__WRITTEN TASK__: Starting from the top of the material, restate each line exactly until the line that contains "plt.rcParams['font.family'] = ['Liberation", which is also copied. Pictures are excluded.
--- start MATERIAL PROVIDED ---
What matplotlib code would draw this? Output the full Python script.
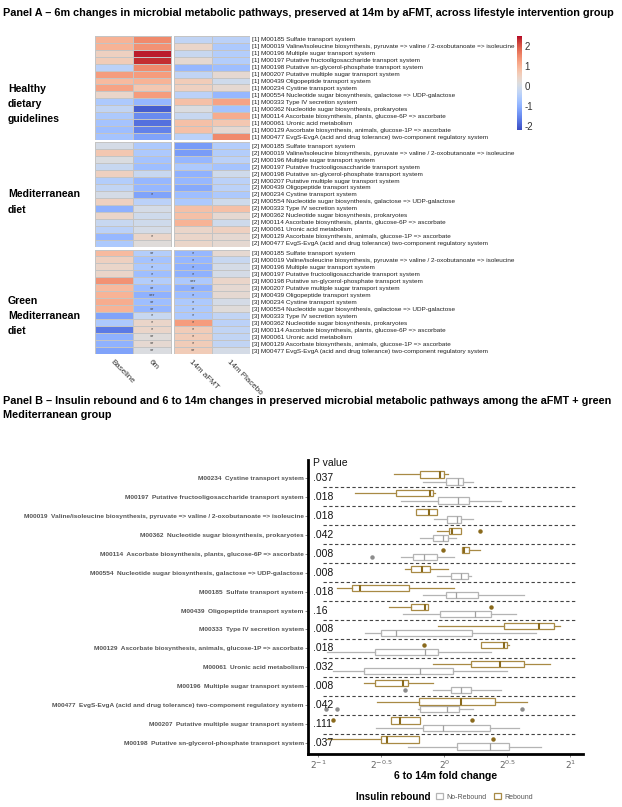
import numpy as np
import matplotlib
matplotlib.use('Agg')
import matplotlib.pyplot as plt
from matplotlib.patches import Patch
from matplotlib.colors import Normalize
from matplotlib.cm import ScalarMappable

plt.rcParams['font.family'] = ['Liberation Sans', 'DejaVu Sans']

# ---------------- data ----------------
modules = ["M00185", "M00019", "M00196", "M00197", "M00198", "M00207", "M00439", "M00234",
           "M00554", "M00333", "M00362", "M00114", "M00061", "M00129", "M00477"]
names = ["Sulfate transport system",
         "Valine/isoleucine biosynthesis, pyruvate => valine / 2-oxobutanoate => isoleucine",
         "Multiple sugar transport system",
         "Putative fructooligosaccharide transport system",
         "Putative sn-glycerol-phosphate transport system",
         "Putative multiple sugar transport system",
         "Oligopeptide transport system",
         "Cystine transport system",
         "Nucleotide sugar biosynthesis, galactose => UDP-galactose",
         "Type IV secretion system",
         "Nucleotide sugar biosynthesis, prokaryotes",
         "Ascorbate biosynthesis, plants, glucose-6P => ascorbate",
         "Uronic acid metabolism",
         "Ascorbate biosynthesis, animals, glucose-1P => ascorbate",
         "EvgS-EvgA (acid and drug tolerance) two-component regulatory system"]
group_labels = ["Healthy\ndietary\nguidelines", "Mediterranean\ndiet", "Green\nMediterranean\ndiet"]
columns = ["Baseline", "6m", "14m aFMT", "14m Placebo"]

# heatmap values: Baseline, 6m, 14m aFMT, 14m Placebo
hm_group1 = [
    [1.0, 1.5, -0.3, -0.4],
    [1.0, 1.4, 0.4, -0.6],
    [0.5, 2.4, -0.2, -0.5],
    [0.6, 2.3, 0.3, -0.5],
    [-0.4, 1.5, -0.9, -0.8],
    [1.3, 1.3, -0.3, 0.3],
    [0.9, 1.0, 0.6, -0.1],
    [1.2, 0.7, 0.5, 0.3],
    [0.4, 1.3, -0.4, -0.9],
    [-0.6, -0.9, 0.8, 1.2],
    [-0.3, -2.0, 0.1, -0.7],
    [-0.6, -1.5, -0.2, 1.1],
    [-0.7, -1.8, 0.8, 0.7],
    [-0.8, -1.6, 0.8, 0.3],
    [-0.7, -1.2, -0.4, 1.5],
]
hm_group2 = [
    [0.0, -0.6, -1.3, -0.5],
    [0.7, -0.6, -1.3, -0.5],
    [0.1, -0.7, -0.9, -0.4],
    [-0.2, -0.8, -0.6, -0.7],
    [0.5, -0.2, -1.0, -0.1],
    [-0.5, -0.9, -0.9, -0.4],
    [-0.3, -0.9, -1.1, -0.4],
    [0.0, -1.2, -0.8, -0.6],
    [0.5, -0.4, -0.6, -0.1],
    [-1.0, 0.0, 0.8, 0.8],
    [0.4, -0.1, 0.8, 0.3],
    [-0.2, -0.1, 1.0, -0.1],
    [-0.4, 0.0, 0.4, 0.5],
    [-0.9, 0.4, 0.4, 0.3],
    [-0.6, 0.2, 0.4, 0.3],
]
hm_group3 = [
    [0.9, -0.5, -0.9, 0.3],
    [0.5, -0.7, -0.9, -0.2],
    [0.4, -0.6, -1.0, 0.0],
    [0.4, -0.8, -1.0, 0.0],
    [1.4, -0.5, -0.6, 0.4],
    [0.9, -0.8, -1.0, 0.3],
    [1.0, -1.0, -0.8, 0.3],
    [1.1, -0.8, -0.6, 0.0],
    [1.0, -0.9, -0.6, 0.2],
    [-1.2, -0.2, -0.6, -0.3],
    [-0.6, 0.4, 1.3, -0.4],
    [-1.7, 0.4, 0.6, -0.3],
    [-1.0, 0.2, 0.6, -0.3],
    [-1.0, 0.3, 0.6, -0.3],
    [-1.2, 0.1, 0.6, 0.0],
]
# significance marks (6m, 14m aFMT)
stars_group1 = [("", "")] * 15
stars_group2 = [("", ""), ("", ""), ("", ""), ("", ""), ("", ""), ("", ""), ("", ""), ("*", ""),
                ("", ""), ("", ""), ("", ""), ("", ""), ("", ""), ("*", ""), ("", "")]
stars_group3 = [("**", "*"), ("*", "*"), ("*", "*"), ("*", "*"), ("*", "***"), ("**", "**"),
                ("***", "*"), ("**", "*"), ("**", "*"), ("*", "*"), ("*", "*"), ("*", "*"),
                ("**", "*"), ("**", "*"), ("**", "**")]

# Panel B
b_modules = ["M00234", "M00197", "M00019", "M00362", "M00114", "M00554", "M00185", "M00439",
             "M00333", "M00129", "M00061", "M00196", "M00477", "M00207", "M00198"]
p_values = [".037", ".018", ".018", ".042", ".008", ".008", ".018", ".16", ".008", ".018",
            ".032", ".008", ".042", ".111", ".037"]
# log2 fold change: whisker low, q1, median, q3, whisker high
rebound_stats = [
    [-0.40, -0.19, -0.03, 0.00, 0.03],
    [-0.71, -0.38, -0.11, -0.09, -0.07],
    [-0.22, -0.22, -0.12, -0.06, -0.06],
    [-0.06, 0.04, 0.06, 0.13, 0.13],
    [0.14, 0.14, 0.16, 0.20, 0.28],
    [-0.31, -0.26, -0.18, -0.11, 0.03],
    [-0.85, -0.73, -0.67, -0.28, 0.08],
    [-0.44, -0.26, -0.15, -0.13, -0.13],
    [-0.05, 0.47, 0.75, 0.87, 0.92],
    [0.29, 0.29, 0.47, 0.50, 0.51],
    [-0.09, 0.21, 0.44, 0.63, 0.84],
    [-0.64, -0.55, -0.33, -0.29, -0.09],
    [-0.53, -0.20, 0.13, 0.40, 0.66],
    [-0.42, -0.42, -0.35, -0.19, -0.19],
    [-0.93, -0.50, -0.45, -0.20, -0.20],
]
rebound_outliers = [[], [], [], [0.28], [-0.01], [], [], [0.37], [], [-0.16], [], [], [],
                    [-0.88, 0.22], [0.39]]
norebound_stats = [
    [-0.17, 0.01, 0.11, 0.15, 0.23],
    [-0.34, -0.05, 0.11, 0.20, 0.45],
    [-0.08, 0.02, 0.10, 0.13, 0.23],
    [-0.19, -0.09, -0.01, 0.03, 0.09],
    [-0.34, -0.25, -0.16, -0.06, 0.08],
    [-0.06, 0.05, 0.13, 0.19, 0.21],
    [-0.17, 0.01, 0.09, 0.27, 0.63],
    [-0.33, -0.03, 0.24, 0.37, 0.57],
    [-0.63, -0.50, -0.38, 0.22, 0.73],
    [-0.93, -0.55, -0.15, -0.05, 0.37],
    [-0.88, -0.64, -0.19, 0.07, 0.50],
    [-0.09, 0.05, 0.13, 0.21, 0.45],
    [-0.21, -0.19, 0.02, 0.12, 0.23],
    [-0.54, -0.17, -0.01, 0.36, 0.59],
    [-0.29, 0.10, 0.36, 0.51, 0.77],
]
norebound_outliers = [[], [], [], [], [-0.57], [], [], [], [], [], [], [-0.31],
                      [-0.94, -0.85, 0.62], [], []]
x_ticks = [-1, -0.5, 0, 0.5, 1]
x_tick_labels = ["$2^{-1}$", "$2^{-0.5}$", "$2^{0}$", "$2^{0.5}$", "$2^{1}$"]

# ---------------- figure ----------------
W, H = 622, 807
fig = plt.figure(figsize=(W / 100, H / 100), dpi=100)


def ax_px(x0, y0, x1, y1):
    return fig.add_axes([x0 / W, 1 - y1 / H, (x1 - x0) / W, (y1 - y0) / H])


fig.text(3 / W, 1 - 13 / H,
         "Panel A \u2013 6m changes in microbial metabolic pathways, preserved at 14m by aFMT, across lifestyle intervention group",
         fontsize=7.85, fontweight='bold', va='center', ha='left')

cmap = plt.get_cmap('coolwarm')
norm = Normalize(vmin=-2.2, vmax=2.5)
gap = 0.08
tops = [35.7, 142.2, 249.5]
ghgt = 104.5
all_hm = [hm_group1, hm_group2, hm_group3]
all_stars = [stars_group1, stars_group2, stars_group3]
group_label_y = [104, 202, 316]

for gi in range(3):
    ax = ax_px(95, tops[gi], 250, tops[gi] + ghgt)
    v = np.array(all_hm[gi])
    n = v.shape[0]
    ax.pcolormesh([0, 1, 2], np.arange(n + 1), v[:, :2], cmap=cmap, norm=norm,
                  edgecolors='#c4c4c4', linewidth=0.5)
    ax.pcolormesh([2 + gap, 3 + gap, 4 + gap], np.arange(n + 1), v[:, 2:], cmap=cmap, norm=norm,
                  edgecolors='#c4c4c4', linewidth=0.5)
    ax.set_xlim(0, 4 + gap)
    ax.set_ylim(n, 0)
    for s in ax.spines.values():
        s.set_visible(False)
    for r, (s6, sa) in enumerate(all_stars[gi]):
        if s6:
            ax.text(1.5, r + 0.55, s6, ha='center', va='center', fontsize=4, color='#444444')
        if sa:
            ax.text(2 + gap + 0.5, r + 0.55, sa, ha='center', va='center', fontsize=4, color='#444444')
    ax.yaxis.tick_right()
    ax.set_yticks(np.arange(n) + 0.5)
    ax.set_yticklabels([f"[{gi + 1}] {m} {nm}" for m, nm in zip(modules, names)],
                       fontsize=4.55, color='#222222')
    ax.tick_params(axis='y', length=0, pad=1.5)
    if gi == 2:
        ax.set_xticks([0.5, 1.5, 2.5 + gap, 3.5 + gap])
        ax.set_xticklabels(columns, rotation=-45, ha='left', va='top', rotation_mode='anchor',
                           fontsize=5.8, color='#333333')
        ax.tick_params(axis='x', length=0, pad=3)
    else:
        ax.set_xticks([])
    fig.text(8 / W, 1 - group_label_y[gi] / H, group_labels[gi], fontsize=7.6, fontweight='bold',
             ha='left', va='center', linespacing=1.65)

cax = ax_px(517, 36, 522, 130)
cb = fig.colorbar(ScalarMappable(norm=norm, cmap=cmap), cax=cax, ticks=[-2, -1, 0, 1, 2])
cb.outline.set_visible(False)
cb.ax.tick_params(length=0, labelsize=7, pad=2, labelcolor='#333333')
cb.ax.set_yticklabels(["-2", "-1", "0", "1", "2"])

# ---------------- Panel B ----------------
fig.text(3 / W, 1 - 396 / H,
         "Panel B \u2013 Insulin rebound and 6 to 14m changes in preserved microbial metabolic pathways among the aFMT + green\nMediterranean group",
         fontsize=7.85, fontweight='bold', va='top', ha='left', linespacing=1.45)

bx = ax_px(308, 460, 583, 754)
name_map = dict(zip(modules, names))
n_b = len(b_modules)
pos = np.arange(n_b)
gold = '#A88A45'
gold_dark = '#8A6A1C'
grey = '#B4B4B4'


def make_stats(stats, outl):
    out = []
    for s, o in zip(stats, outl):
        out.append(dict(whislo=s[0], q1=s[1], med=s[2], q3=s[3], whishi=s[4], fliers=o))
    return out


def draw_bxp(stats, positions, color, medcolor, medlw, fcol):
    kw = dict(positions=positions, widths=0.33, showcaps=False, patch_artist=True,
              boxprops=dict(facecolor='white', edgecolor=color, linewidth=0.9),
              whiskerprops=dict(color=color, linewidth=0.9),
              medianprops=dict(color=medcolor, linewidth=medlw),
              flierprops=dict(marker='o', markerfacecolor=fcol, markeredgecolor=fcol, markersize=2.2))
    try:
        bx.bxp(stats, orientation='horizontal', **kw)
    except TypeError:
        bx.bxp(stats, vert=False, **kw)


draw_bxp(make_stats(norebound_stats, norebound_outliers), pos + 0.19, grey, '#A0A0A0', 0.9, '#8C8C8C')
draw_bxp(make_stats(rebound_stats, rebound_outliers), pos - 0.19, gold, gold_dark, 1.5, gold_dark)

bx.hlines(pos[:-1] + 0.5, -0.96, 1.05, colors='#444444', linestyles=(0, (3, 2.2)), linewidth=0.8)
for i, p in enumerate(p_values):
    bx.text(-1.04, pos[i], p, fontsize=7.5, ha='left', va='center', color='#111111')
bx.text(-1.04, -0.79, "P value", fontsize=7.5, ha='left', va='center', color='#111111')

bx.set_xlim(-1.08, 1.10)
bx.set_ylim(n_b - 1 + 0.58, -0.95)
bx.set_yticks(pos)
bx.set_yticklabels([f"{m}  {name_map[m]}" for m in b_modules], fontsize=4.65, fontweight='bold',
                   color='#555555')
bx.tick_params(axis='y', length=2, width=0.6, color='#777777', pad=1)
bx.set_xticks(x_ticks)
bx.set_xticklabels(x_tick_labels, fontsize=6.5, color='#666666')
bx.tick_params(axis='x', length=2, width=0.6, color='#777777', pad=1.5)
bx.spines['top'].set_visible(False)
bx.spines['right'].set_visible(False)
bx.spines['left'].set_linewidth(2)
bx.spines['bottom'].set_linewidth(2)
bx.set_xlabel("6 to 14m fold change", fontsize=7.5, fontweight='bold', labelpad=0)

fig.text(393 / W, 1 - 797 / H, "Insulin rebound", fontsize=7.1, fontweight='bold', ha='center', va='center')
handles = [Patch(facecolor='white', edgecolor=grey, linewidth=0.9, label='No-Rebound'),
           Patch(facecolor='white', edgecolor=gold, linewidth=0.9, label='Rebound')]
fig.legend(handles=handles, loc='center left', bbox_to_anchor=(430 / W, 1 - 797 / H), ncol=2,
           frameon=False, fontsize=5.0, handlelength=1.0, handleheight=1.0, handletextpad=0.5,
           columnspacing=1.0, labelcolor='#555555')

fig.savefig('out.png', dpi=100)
--- end MATERIAL PROVIDED ---
__SOLUTION__:
What matplotlib code would draw this? Output the full Python script.
import numpy as np
import matplotlib
matplotlib.use('Agg')
import matplotlib.pyplot as plt
from matplotlib.patches import Patch
from matplotlib.colors import Normalize
from matplotlib.cm import ScalarMappable

plt.rcParams['font.family'] = ['Liberation Sans', 'DejaVu Sans']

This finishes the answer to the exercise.